Return only the lines from the start of the records through the line that contains "return (H - B - (y - OFF)) / ph", inclusive; leave out all pictures.

Source code of charts:
___

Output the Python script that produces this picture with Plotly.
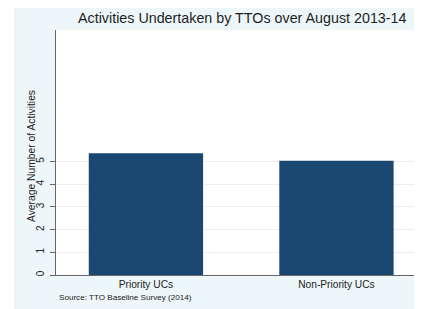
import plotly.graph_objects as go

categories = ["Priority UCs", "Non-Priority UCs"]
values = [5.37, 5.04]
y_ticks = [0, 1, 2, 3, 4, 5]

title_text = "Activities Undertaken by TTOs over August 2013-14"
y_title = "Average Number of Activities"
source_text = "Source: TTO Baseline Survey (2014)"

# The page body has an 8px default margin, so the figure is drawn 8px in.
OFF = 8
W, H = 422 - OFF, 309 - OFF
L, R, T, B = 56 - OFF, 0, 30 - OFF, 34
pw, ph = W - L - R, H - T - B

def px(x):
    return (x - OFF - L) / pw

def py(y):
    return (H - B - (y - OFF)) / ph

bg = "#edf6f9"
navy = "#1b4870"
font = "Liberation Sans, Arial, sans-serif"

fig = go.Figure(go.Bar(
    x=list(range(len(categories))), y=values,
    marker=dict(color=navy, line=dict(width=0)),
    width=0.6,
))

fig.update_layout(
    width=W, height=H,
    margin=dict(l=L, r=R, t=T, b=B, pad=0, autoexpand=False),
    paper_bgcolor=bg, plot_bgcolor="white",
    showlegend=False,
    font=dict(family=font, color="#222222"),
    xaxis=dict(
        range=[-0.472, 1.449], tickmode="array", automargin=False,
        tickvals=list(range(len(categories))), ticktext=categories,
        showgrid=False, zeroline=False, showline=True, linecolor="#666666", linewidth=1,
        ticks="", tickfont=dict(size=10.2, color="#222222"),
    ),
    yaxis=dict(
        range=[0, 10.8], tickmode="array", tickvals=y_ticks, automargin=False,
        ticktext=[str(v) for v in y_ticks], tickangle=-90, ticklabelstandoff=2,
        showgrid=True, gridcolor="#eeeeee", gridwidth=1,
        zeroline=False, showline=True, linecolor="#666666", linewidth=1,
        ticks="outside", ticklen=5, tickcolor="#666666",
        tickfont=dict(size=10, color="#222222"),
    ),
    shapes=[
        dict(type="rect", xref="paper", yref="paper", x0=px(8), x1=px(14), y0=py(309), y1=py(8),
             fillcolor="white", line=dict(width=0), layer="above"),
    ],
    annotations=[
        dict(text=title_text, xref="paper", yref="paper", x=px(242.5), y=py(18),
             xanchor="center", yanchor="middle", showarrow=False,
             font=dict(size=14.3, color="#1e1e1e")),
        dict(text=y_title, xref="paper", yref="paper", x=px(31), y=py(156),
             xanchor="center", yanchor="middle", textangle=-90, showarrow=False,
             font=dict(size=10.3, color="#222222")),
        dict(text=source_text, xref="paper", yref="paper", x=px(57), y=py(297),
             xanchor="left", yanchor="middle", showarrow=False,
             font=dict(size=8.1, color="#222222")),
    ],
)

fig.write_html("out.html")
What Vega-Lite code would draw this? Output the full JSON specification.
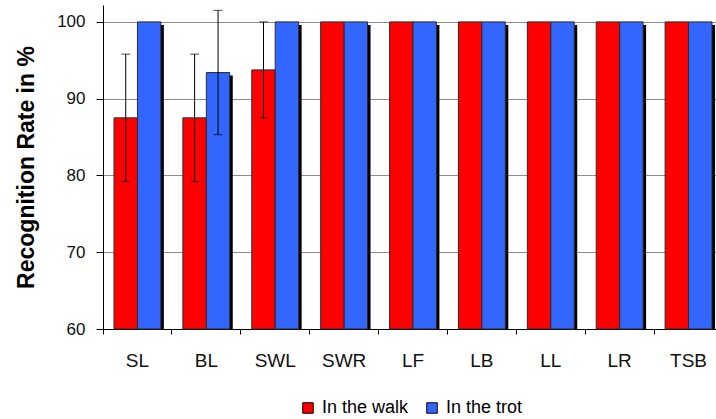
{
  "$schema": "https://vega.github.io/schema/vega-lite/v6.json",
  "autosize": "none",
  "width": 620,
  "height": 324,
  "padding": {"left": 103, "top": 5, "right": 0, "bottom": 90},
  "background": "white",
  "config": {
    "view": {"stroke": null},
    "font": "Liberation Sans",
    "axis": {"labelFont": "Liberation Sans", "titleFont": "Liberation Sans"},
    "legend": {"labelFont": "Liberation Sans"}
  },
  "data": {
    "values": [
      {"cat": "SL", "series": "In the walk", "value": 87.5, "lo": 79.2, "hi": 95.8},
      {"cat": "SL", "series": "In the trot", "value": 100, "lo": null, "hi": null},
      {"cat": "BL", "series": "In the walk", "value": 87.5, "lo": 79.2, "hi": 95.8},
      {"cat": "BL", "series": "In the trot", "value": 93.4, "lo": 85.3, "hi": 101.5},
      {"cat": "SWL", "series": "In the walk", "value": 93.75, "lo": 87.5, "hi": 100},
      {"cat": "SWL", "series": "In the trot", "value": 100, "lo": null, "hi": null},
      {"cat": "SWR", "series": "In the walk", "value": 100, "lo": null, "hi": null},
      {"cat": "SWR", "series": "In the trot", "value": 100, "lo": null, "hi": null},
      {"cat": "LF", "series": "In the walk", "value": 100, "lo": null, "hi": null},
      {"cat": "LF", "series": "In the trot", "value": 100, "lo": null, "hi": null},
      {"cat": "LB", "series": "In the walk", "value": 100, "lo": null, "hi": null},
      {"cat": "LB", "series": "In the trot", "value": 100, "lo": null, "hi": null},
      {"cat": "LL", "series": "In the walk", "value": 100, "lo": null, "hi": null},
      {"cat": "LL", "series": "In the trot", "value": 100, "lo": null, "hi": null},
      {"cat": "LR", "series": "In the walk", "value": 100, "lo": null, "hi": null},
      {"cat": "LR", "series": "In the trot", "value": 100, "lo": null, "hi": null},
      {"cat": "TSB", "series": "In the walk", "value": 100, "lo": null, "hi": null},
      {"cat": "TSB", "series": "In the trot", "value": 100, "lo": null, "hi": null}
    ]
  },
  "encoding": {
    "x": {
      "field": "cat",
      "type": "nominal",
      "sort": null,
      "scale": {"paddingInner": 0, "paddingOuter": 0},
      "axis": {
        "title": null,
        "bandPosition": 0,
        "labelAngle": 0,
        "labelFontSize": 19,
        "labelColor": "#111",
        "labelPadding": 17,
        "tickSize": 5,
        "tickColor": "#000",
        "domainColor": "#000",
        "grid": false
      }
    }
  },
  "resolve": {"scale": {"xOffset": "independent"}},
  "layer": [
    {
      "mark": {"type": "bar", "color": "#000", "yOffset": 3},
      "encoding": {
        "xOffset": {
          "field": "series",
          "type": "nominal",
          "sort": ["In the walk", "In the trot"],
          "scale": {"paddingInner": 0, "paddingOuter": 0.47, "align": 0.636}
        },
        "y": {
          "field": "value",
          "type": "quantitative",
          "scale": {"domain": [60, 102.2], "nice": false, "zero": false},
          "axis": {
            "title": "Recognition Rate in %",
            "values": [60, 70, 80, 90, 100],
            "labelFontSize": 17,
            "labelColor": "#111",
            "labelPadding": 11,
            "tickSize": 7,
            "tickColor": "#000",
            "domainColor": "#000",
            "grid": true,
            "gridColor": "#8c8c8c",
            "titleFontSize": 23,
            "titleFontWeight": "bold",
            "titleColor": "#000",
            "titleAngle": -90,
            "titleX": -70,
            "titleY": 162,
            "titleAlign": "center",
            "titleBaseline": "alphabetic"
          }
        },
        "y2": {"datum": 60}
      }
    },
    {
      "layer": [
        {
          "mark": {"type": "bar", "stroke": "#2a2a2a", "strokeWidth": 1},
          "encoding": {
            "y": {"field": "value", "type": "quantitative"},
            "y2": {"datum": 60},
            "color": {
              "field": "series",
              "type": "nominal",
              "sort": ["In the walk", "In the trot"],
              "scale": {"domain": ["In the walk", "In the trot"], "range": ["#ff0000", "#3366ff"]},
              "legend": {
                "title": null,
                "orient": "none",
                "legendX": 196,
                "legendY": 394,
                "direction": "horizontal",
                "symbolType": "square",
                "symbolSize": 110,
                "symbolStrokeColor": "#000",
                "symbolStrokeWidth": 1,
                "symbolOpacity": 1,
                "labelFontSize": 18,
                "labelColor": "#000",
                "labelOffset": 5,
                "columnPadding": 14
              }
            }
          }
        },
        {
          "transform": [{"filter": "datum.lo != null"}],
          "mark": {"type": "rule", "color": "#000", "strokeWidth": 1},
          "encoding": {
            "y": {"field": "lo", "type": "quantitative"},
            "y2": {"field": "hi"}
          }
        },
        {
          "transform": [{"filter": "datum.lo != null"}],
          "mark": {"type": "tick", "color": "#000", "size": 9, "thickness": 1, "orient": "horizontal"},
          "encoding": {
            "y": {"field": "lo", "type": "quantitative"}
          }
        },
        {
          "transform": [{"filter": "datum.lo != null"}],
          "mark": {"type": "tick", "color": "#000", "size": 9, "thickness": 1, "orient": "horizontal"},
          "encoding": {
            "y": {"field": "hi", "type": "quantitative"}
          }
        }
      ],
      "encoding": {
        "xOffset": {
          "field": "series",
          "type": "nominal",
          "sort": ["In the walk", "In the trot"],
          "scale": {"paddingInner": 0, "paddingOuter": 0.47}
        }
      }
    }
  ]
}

___

Task response |
Output the Python script that produces this picture with Plotly.
import plotly.graph_objects as go

categories = ["Priority UCs", "Non-Priority UCs"]
values = [5.37, 5.04]
y_ticks = [0, 1, 2, 3, 4, 5]

title_text = "Activities Undertaken by TTOs over August 2013-14"
y_title = "Average Number of Activities"
source_text = "Source: TTO Baseline Survey (2014)"

# The page body has an 8px default margin, so the figure is drawn 8px in.
OFF = 8
W, H = 422 - OFF, 309 - OFF
L, R, T, B = 56 - OFF, 0, 30 - OFF, 34
pw, ph = W - L - R, H - T - B

def px(x):
    return (x - OFF - L) / pw

def py(y):
    return (H - B - (y - OFF)) / ph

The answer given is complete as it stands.